L’abondance qui naît de la prospérité de la culture n’importe pas moins que l’activité de la pêche au développement de la navigation, et le territoire sur lequel s’étend le rayon d’approvisionnement du port de Cherbourg est, sous ce rapport, dans des conditions spéciales : il doit pourvoir aux besoins d’un grand établissement militaire, garnir de vivres les flancs de navires de guerre et de commerce destinés à des traversées lointaines et alimenter une exportation pour l’Angleterre qui va croissant de jour en jour. L’intérêt agricole et l’intérêt maritime se confondent ici, et négliger le premier serait oublier le second. Il y a plus ; c’est aux populations voisines, partagées entre les travaux des champs et ceux de la mer, qu’il appartient de fournir à Cherbourg des matelots et des défenseurs. Le mouvement de ces populations ne saurait donc être observé avec indifférence.

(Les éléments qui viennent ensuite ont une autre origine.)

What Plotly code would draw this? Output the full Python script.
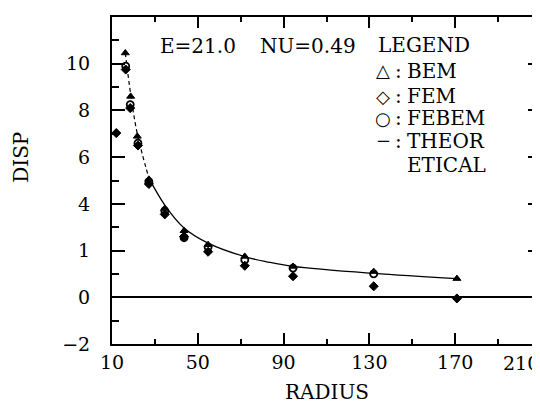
import plotly.graph_objects as go

# ---- data ----
radius_bem = [16.2, 18.7, 21.8, 27.2, 34.6, 43.6, 54.8, 71.9, 94.4, 132.0, 170.8]
disp_bem = [10.46, 8.6, 6.89, 5.05, 3.8, 2.85, 2.25, 1.75, 1.32, 1.1, 0.8]

radius_fem = [12.0, 16.4, 18.5, 22.1, 27.2, 34.6, 43.6, 54.8, 71.9, 94.4, 132.0, 170.8]
disp_fem = [7.03, 9.75, 8.1, 6.5, 4.85, 3.55, 2.6, 1.95, 1.35, 0.9, 0.47, -0.05]

radius_febem = [16.4, 18.5, 22.1, 27.2, 34.6, 43.6, 54.8, 71.9, 94.4, 132.0]
disp_febem = [9.9, 8.25, 6.6, 4.95, 3.7, 2.55, 2.15, 1.6, 1.25, 1.0]

radius_theor = [16.2, 18.7, 21.8, 27.2, 34.6, 43.6, 54.8, 71.9, 82.7, 94.4, 132.0, 170.8]
disp_theor = [10.46, 8.7, 7.0, 5.1, 3.95, 2.97, 2.32, 1.74, 1.51, 1.32, 1.02, 0.8]

x_tickvals = [10, 50, 90, 130, 170, 210]
x_ticktext = ["10", "50", "90", "130", "170", ""]   # last label drawn separately (kept inside page)
x_last_label = "210"
y_tickvals = [12, 10, 8, 6, 4, 2, 0, -2]
y_ticktext = ["12", "10", "8", "6", "4", "1", "0", "\u22122"]

legend_symbols = ["\u25b3", "\u25c7", "\u25cb", "\u2212"]
legend_names = ["BEM", "FEM", "FEBEM", "THEOR"]

FONT = "DejaVu Serif"
fig = go.Figure()

# theoretical curve: dashed near the origin, solid further out
split = 3
fig.add_trace(go.Scatter(x=radius_theor[:split + 1], y=disp_theor[:split + 1], mode="lines",
                         line=dict(color="black", width=1.2, dash="4px,3px", shape="spline"),
                         showlegend=False, hoverinfo="skip"))
fig.add_trace(go.Scatter(x=radius_theor[split:], y=disp_theor[split:], mode="lines",
                         line=dict(color="black", width=1.3, shape="spline"),
                         showlegend=False, hoverinfo="skip"))

fig.add_trace(go.Scatter(x=radius_febem, y=disp_febem, mode="markers",
                         marker=dict(symbol="circle", size=7, color="white",
                                     line=dict(color="black", width=1.8)),
                         showlegend=False))
fig.add_trace(go.Scatter(x=radius_fem, y=disp_fem, mode="markers",
                         marker=dict(symbol="diamond", size=7, color="black",
                                     line=dict(color="black", width=1)),
                         showlegend=False))
fig.add_trace(go.Scatter(x=radius_bem, y=disp_bem, mode="markers",
                         marker=dict(symbol="triangle-up", size=7, color="black",
                                     line=dict(color="black", width=1)),
                         showlegend=False))

axis_common = dict(showline=True, linecolor="black", linewidth=2, mirror="ticks",
                   ticks="inside", tickcolor="black", tickwidth=1.5,
                   showgrid=False, tickfont=dict(family=FONT, size=19, color="black"))

fig.update_xaxes(range=[10, 210], tickvals=x_tickvals, ticktext=x_ticktext, ticklen=11,
                 minor=dict(ticks="inside", dtick=20, tick0=10, ticklen=5, tickwidth=1.5, tickcolor="black"),
                 zeroline=False, automargin=False, **axis_common)
fig.update_yaxes(range=[-2, 12], tickvals=y_tickvals, ticktext=y_ticktext, ticklen=13,
                 minor=dict(ticks="inside", dtick=1, tick0=0, ticklen=7, tickwidth=1.5, tickcolor="black"),
                 zeroline=True, zerolinecolor="black", zerolinewidth=1.6,
                 ticklabelstandoff=16, automargin=False, **axis_common)

fig.add_annotation(text=x_last_label, x=1.0, xref="paper", y=-0.083, yref="paper",
                   showarrow=False, xanchor="center", yanchor="middle", xshift=-20, yshift=8,
                   font=dict(family=FONT, size=19, color="black"))

def note(text, x, y, size=20, anchor="left", xshift=-2):
    fig.add_annotation(text=text, x=x, y=y, xref="paper", yref="paper", showarrow=False,
                       xanchor=anchor, yanchor="middle", xshift=xshift,
                       font=dict(family=FONT, size=size, color="black"))

note("E=21.0", 0.107, 0.911, xshift=0)
note("NU=0.49", 0.336, 0.911, xshift=2)
note("LEGEND", 0.632, 0.914, xshift=-7)
row_y = [0.835, 0.758, 0.691, 0.621]
for sym, name, yy in zip(legend_symbols, legend_names, row_y):
    note(sym, 0.632, yy, size=18, anchor="center", xshift=0)
    note(":", 0.668, yy, anchor="center", xshift=0)
    note(name, 0.690, yy, xshift=-3)
note("ETICAL", 0.690, 0.547, xshift=-3)

fig.add_annotation(text="DISP", x=-0.203, y=0.615, xref="paper", yref="paper", showarrow=False,
                   xanchor="center", yanchor="middle", xshift=-4, yshift=-14,
                   textangle=-90, font=dict(family=FONT, size=20, color="black"))
fig.add_annotation(text="RADIUS", x=0.5, y=-0.171, xref="paper", yref="paper", showarrow=False,
                   xanchor="center", yanchor="middle", yshift=8,
                   font=dict(family=FONT, size=20, color="black"))

fig.update_layout(width=540, height=407, margin=dict(l=104, r=7, t=9, b=71),
                  plot_bgcolor="white", paper_bgcolor="white",
                  font=dict(family=FONT, color="black"))

fig.write_html("out.html")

Le pays de La Hague, aujourd’hui le canton de Beaumont, dont l’ancienne place d’armes normande que nous visitions tout à l’heure forme le tiers, touche aux portes de Cherbourg. Du recensement de 1826 à celui de 1856, la population en est descendue de 12,399 habitans à 9,688. Dans ces trente années, la France entière passait de 31,845,428 âmes à 36,039,364. Ainsi le canton, s’il avait pris sa part du progrès général, compterait aujourd’hui 14,000 âmes, et si la France avait rétrogradé comme le canton, elle n’en aurait plus que 24,870,000. Cette décadence vient de loin, et La Hague n’est pas le seul point du département de la Manche où elle se manifeste. Les causes de ce phénomène méritent surtout d’être étudiées sur un territoire interposé entre Cherbourg et Aurigny, et où notre établissement maritime de la Manche a besoin de s’assurer de solides points d’appui.